Would you mind sharing how things went from when you lost your home and pets,and plants to now?
I know it always made me feel so proud of you. I learned from you too. Plus I love how you will have a growth spurt and have a realization and come and share it!
This gal works the program! And she's cute too! (o:
What a lovely thought. I think I do share that a great deal that I struggle every single day even today 2 years on from leaving the ex A. . I know for me the journey to losing the home I shared with the ex A was one of paralysis, rage, grief and not being able to accept his dire addiction on any terms at all. The journey out was to accept that he was indeed addicted and did not want recovery in any shape or form and I could not make him better no matter how much I loved, gave or committed to him. My own recovery from that was about really being willing to work this program and look at any opportunity that comes my way.
I would also have to say I'm not especially thrilled about my life at the moment. I can't say I like working part time (especially in the capacity I'm working in) or living in a house where other alcoholic live (where I live because its about the only place I could find where I could take my pets) but I try not to make it a greek tragedy each day. I really work at daily finding things to be grateful for, not because I exactly want to but because my sponsor suggested it and I found after a while that this tool did indeed help me to move from being absolutely immobilized with rage and resentment to having some measure of joy.
There were many many months were I was absolutely paralyzed with rage, despair and immobiity about my situation. There is no question this room helped me immeasurably to move through that. I went to meetings here, I worked on my issues here and I found immense acceptance, care, love understanding and tools that have helped me in ways I could not imagine. I also found a home where I could be honest about how very difficult my life has been and continues to be.
There is also no question that the guidance and help I receive from people in this program have markedly affected my quality of life and ability to cope with many issues I would really rather not face day in and day out. I do not have a happy ending that I left the alcoholic and my life changed overnight. I knew leaving him would be a great great challenge. This room helped me to face down those challenges.
great share Maresie; I am also a fan of yours, like Debilyn (I am a fan of Debilyn, too) and have been gifted with the experience of watching you grow here on MIP. I think you embody great dignity and honesty and I have learned a lot from you. Thanks again, hugs, J.
Thanks debilyn for asking Maresie to tell her story. I hadn't heard all of it and it truely is an awe inspiring journey that she has made.

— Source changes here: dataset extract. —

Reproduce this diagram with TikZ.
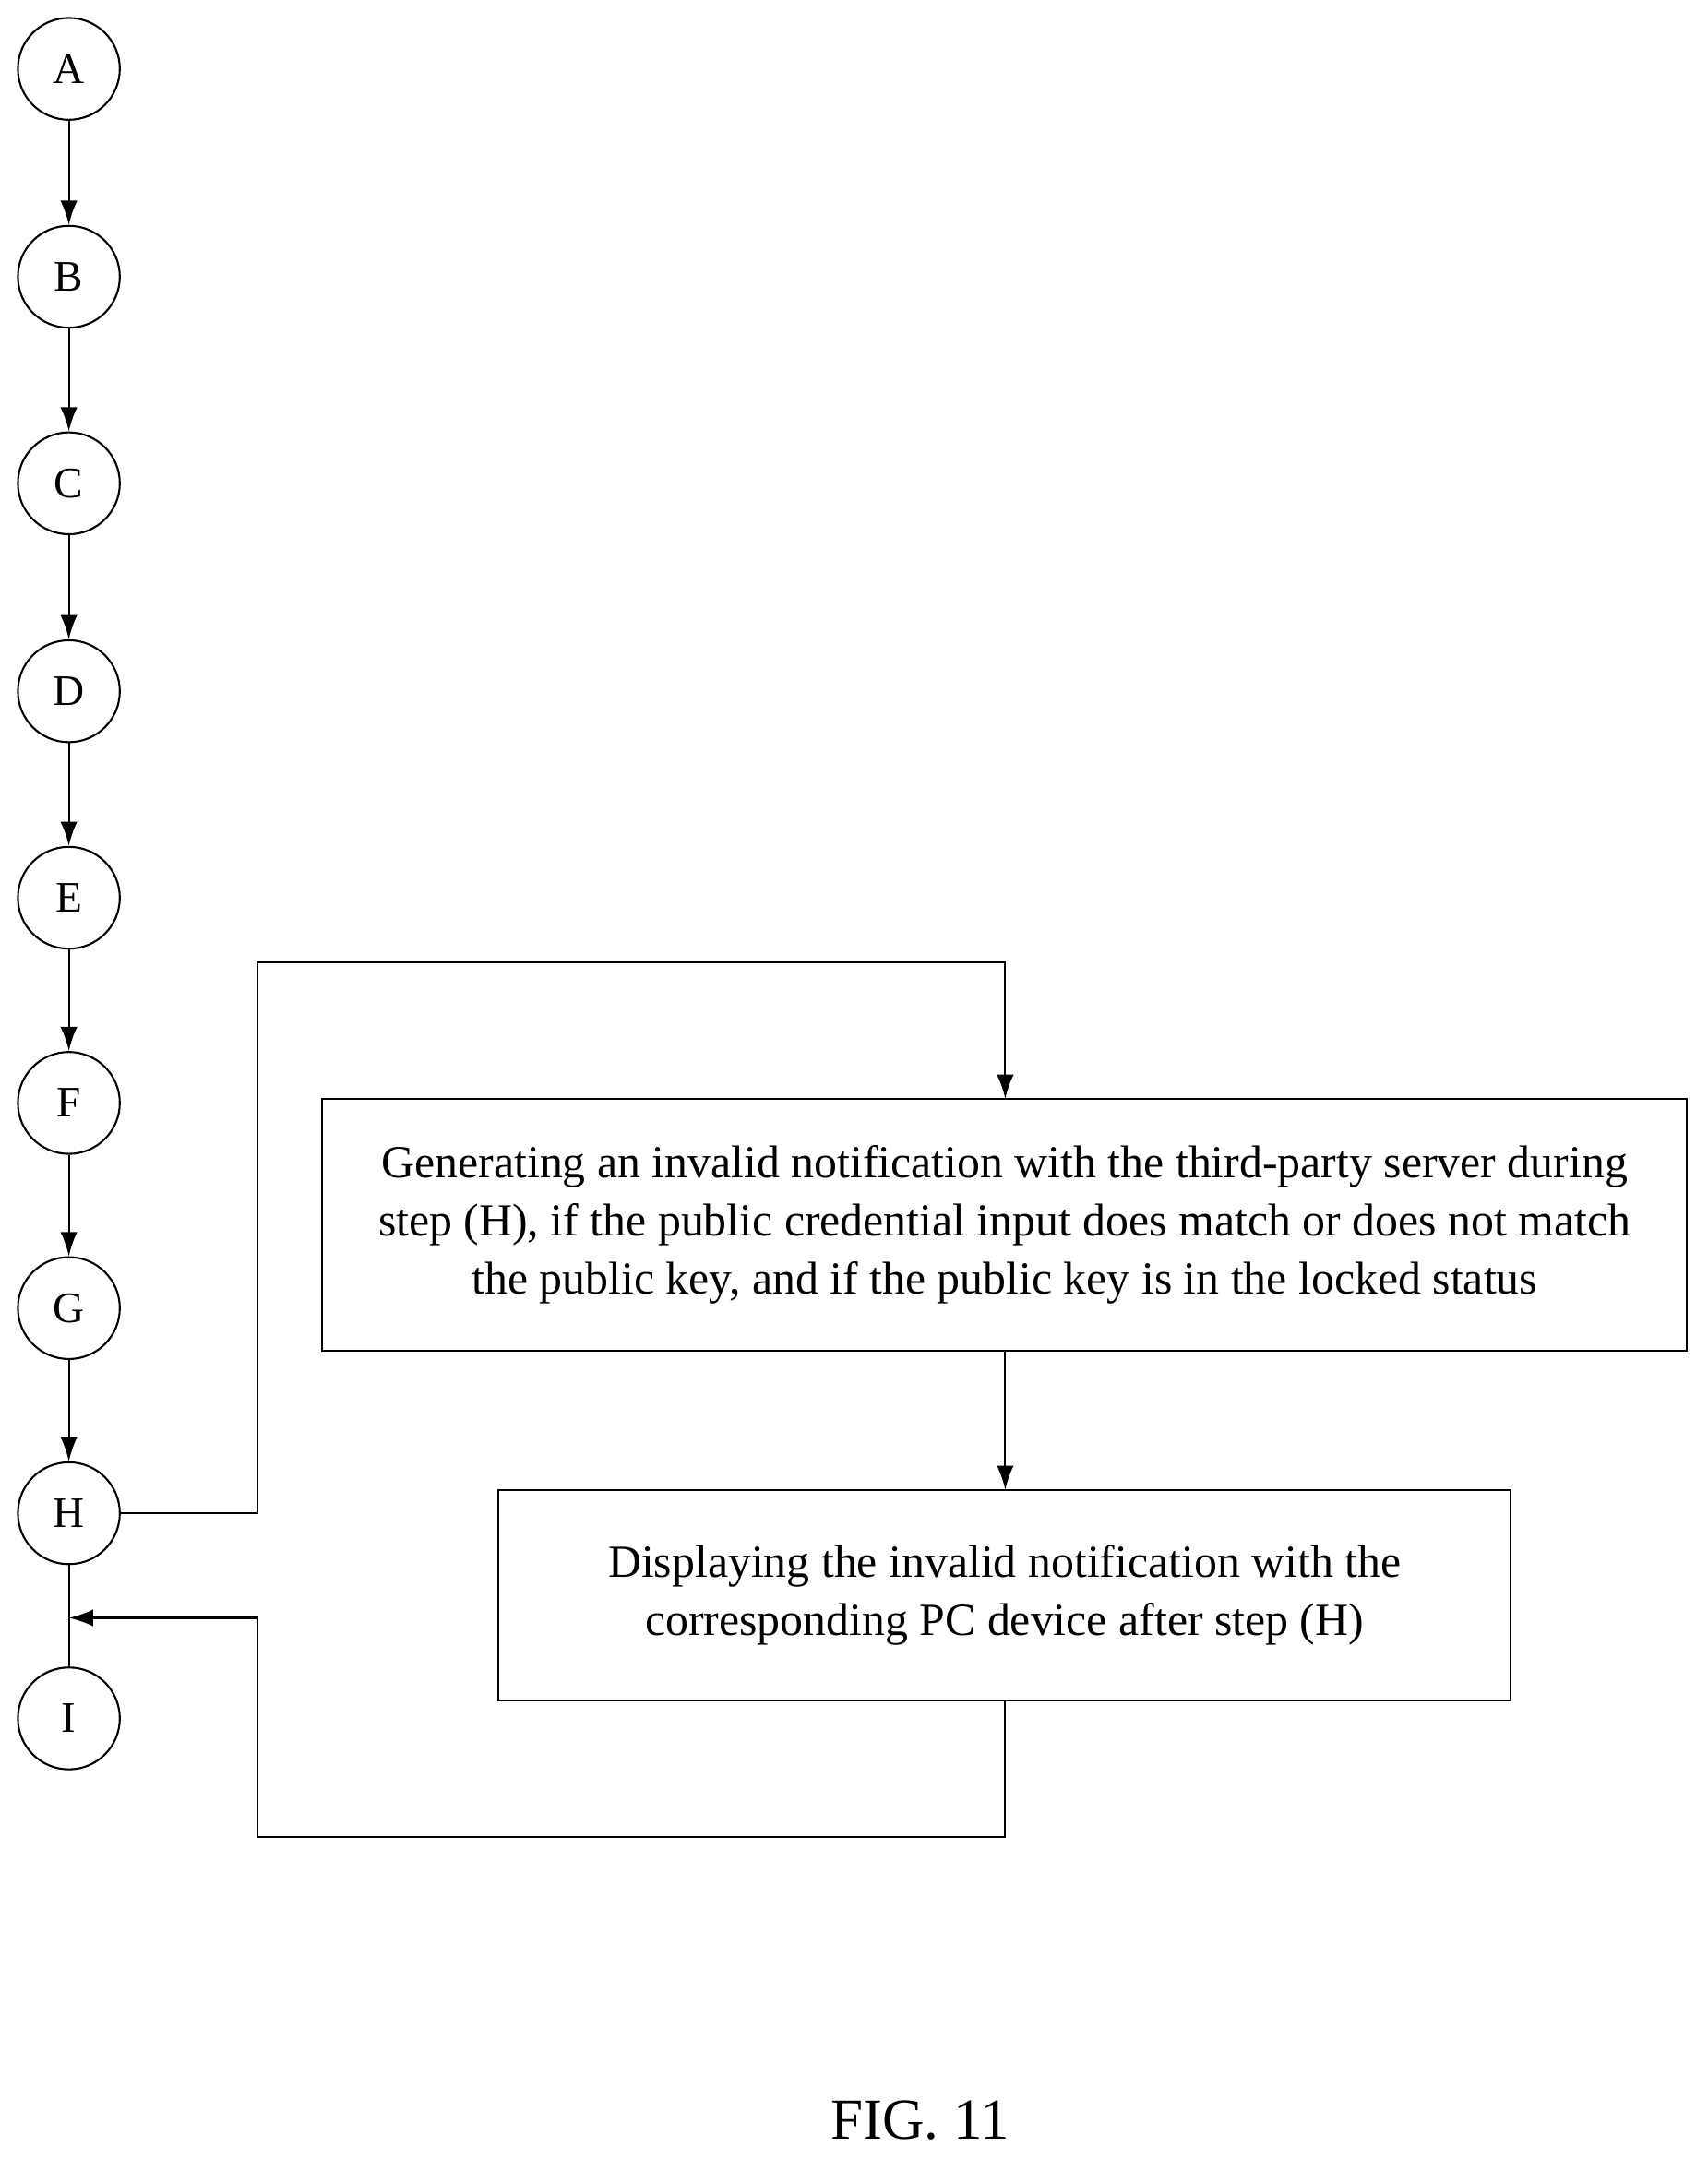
\documentclass[tikz,border=0pt]{standalone}
\usepackage{fontspec}
\setmainfont{Liberation Serif}
\usetikzlibrary{arrows.meta}
\begin{document}
\begin{tikzpicture}[x=0.02cm,y=-0.02cm,
  circ/.style={draw,circle,minimum size=1.48cm,inner sep=0pt,font=\fontsize{18}{20}\selectfont,line width=0.8pt},
  box/.style={draw,rectangle,inner sep=0pt,align=center,font=\fontsize{19}{24}\selectfont,line width=0.8pt},
  arr/.style={-{Latex[length=10pt,width=7pt]},line width=0.8pt},
  ln/.style={line width=0.8pt}]
\useasboundingbox (0,0) rectangle (1240,1568);
\foreach \n/\y in {A/50,B/201,C/351,D/502,E/652,F/801,G/950,H/1099,I/1248}
  \node[circ] (\n) at (50,\y) {\n};
\foreach \a/\b in {A/B,B/C,C/D,D/E,E/F,F/G,G/H}
  \draw[arr] (\a) -- (\b);
\draw[ln] (H) -- (I);
\coordinate (J) at (50,1175);
\node[box,minimum width=19.82cm,minimum height=3.66cm] (b1) at (729.5,889.5)
 {Generating an invalid notification with the third-party server during\\
  step (H), if the public credential input does match or does not match\\
  the public key, and if the public key is in the locked status};
\node[box,minimum width=14.7cm,minimum height=3.06cm] (b2) at (729.5,1158.5)
 {Displaying the invalid notification with the\\corresponding PC device after step (H)};
\draw[arr] (H.east) -- (187,1099) -- (187,699) -- (730,699) -- (730,798);
\draw[arr] (730,981) -- (730,1082);
\draw[arr] (730,1235) -- (730,1334) -- (187,1334) -- (187,1175) -- (J);
\node[font=\fontsize{24}{28}\selectfont] (fig) at (668,1540) {FIG. 11};
\end{tikzpicture}
\end{document}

I have followed your posts too, Maresie, on this board and find you to be an incredible tower of strength, under opposing odds. Keep up the good work and keep working your program and you'll get to where you are going!
Yeah, I don't think that we talk about, enough, what it's like now. iremember when you were going through all that. You were such a brave person, and you were doing such amazing thing. It was such a big deal for you. I was/am so proud of you. I know that you're not where you wanna be; I understand that. But I hope that by telling your story you can remind yourself how far you've come.
One thing I get from reading your posts is a dose of honesty based on reality. I like that. And I am reminded that I need to be sure to live in reality as well, despite my apparent giftedness at pretending things are what they are not.
I like that you don't seem to sugar coat things. Openly admitting that leaving (or staying) with the A isn't a "quick fix", and furthermore can be a strenuous struggle.
You bring great insight, experience, strength and hope to this board.
I always gain a great deal from your shares. You have an inner strength and determination that is inspiring to me. Your honesty about your situation is a lesson in reality and acceptance, two things I'm working on.
I am grateful to you Maresie and to all that share their es&h, and take time to demonstrate their working of the program, often you may not realise just how beneficial it is to others here. Your service work is very much appreciated.
maresie wrote:I do not have a happy ending that I left the alcoholic and my life changed overnight.
Ah - but you have a happy BEGINNING in that you have been able to string together baby steps like a beautiful chain of dewdrops on early morning grass - and look how far you've come.
I always learn something from your shares and this one is no different. Thank you for sharing with us. Hang in there and keep working the program, as you have been. You are doing well.